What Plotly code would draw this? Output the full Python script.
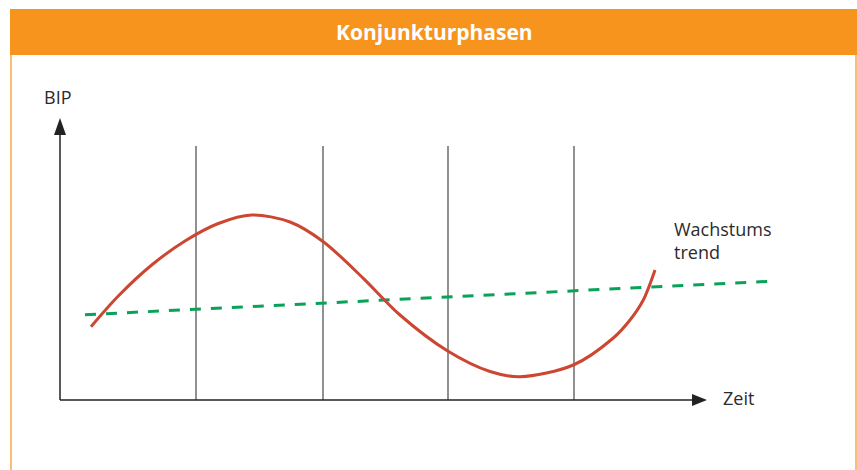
import plotly.graph_objects as go

# business cycle curve (Zeit, BIP)
zeit = [31, 58.3, 91.7, 125, 158.3, 191.7, 230, 263.3, 303.3, 340,
        387.7, 430, 460, 513.3, 553.3, 570, 583.3, 595]
bip = [73.3, 104, 135, 159, 176.5, 185, 178, 158.3, 121.7, 85,
       49, 28.5, 23.3, 35, 62, 80, 100, 130]

# growth trend (straight dashed line)
trend_zeit = [25, 715]
trend_bip = [85.3, 119]

# phase boundaries
phasen = [136, 263, 388, 514]
phasen_top = 254

x_end = 647   # tip of Zeit arrow
y_end = 282   # tip of BIP arrow

W, H = 857, 470
ORANGE = "#f7941d"
FONT = "Open Sans, Noto Sans, sans-serif"

fig = go.Figure()

for p in phasen:
    fig.add_trace(go.Scatter(x=[p, p], y=[0, phasen_top], mode="lines",
                             line=dict(color="#555555", width=1.3),
                             hoverinfo="skip", showlegend=False))

fig.add_trace(go.Scatter(x=trend_zeit, y=trend_bip, mode="lines",
                         line=dict(color="#0aa159", width=3, dash="11px,10px"),
                         showlegend=False))

fig.add_trace(go.Scatter(x=zeit, y=bip, mode="lines",
                         line=dict(color="#cc4632", width=3, shape="spline", smoothing=0.9),
                         showlegend=False))

shapes = [
    # header bar and frame
    dict(type="rect", xref="paper", yref="paper", x0=10 / W, x1=1.0,
         y0=1 - 55 / H, y1=1 - 9 / H, fillcolor=ORANGE, line=dict(width=0), layer="below"),
    dict(type="line", xref="paper", yref="paper", x0=11 / W, x1=11 / W,
         y0=0, y1=1 - 55 / H, line=dict(color="#f8a848", width=1.5)),
    dict(type="line", xref="paper", yref="paper", x0=856 / W, x1=856 / W,
         y0=0, y1=1 - 55 / H, line=dict(color="#f8a848", width=1.5)),
    # axes
    dict(type="line", x0=0, x1=x_end - 10, y0=0, y1=0, line=dict(color="#222222", width=1.5)),
    dict(type="line", x0=0, x1=0, y0=0, y1=y_end - 10, line=dict(color="#222222", width=1.5)),
    # arrow heads
    dict(type="path", path=f"M {x_end-15},-6 L {x_end},0 L {x_end-15},6 Z",
         fillcolor="#222222", line=dict(width=0)),
    dict(type="path", path=f"M -6,{y_end-17} L 0,{y_end} L 6,{y_end-17} Z",
         fillcolor="#222222", line=dict(width=0)),
]

txt = dict(family=FONT, size=18, color="#2b2b2b")
annotations = [
    dict(text="<b>Konjunkturphasen</b>", xref="paper", yref="paper",
         x=434 / W, y=1 - 32 / H, xanchor="center", yanchor="middle", showarrow=False,
         font=dict(family=FONT, size=21, color="white")),
    dict(text="BIP", x=-3, y=303, xanchor="center", yanchor="middle",
         showarrow=False, font=txt),
    dict(text="Zeit", x=661, y=2, xanchor="left", yanchor="middle",
         showarrow=False, font=txt),
    dict(text="Wachstums<br>trend", x=612, y=160, xanchor="left", yanchor="middle",
         align="left", showarrow=False, font=txt),
]

fig.update_layout(
    width=W, height=H,
    margin=dict(l=0, r=0, t=0, b=0),
    paper_bgcolor="white", plot_bgcolor="white",
    xaxis=dict(range=[-60, 797], visible=False, fixedrange=True),
    yaxis=dict(range=[-70, 400], visible=False, fixedrange=True),
    shapes=shapes, annotations=annotations,
)

fig.write_html("out.html", config={"displayModeBar": False},
               post_script="document.body.style.margin='0';document.body.style.overflow='hidden';")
□ □ □ □ □ □ □
What you need to do: Reproduce the whole listing exactly, but not the images in it.

Solution for this task:
What Plotly code would draw this? Output the full Python script.
import plotly.graph_objects as go

# business cycle curve (Zeit, BIP)
zeit = [31, 58.3, 91.7, 125, 158.3, 191.7, 230, 263.3, 303.3, 340,
        387.7, 430, 460, 513.3, 553.3, 570, 583.3, 595]
bip = [73.3, 104, 135, 159, 176.5, 185, 178, 158.3, 121.7, 85,
       49, 28.5, 23.3, 35, 62, 80, 100, 130]

# growth trend (straight dashed line)
trend_zeit = [25, 715]
trend_bip = [85.3, 119]

# phase boundaries
phasen = [136, 263, 388, 514]
phasen_top = 254

x_end = 647   # tip of Zeit arrow
y_end = 282   # tip of BIP arrow

W, H = 857, 470
ORANGE = "#f7941d"
FONT = "Open Sans, Noto Sans, sans-serif"

fig = go.Figure()

for p in phasen:
    fig.add_trace(go.Scatter(x=[p, p], y=[0, phasen_top], mode="lines",
                             line=dict(color="#555555", width=1.3),
                             hoverinfo="skip", showlegend=False))

fig.add_trace(go.Scatter(x=trend_zeit, y=trend_bip, mode="lines",
                         line=dict(color="#0aa159", width=3, dash="11px,10px"),
                         showlegend=False))

fig.add_trace(go.Scatter(x=zeit, y=bip, mode="lines",
                         line=dict(color="#cc4632", width=3, shape="spline", smoothing=0.9),
                         showlegend=False))

shapes = [
    # header bar and frame
    dict(type="rect", xref="paper", yref="paper", x0=10 / W, x1=1.0,
         y0=1 - 55 / H, y1=1 - 9 / H, fillcolor=ORANGE, line=dict(width=0), layer="below"),
    dict(type="line", xref="paper", yref="paper", x0=11 / W, x1=11 / W,
         y0=0, y1=1 - 55 / H, line=dict(color="#f8a848", width=1.5)),
    dict(type="line", xref="paper", yref="paper", x0=856 / W, x1=856 / W,
         y0=0, y1=1 - 55 / H, line=dict(color="#f8a848", width=1.5)),
    # axes
    dict(type="line", x0=0, x1=x_end - 10, y0=0, y1=0, line=dict(color="#222222", width=1.5)),
    dict(type="line", x0=0, x1=0, y0=0, y1=y_end - 10, line=dict(color="#222222", width=1.5)),
    # arrow heads
    dict(type="path", path=f"M {x_end-15},-6 L {x_end},0 L {x_end-15},6 Z",
         fillcolor="#222222", line=dict(width=0)),
    dict(type="path", path=f"M -6,{y_end-17} L 0,{y_end} L 6,{y_end-17} Z",
         fillcolor="#222222", line=dict(width=0)),
]

txt = dict(family=FONT, size=18, color="#2b2b2b")
annotations = [
    dict(text="<b>Konjunkturphasen</b>", xref="paper", yref="paper",
         x=434 / W, y=1 - 32 / H, xanchor="center", yanchor="middle", showarrow=False,
         font=dict(family=FONT, size=21, color="white")),
    dict(text="BIP", x=-3, y=303, xanchor="center", yanchor="middle",
         showarrow=False, font=txt),
    dict(text="Zeit", x=661, y=2, xanchor="left", yanchor="middle",
         showarrow=False, font=txt),
    dict(text="Wachstums<br>trend", x=612, y=160, xanchor="left", yanchor="middle",
         align="left", showarrow=False, font=txt),
]

fig.update_layout(
    width=W, height=H,
    margin=dict(l=0, r=0, t=0, b=0),
    paper_bgcolor="white", plot_bgcolor="white",
    xaxis=dict(range=[-60, 797], visible=False, fixedrange=True),
    yaxis=dict(range=[-70, 400], visible=False, fixedrange=True),
    shapes=shapes, annotations=annotations,
)

fig.write_html("out.html", config={"displayModeBar": False},
               post_script="document.body.style.margin='0';document.body.style.overflow='hidden';")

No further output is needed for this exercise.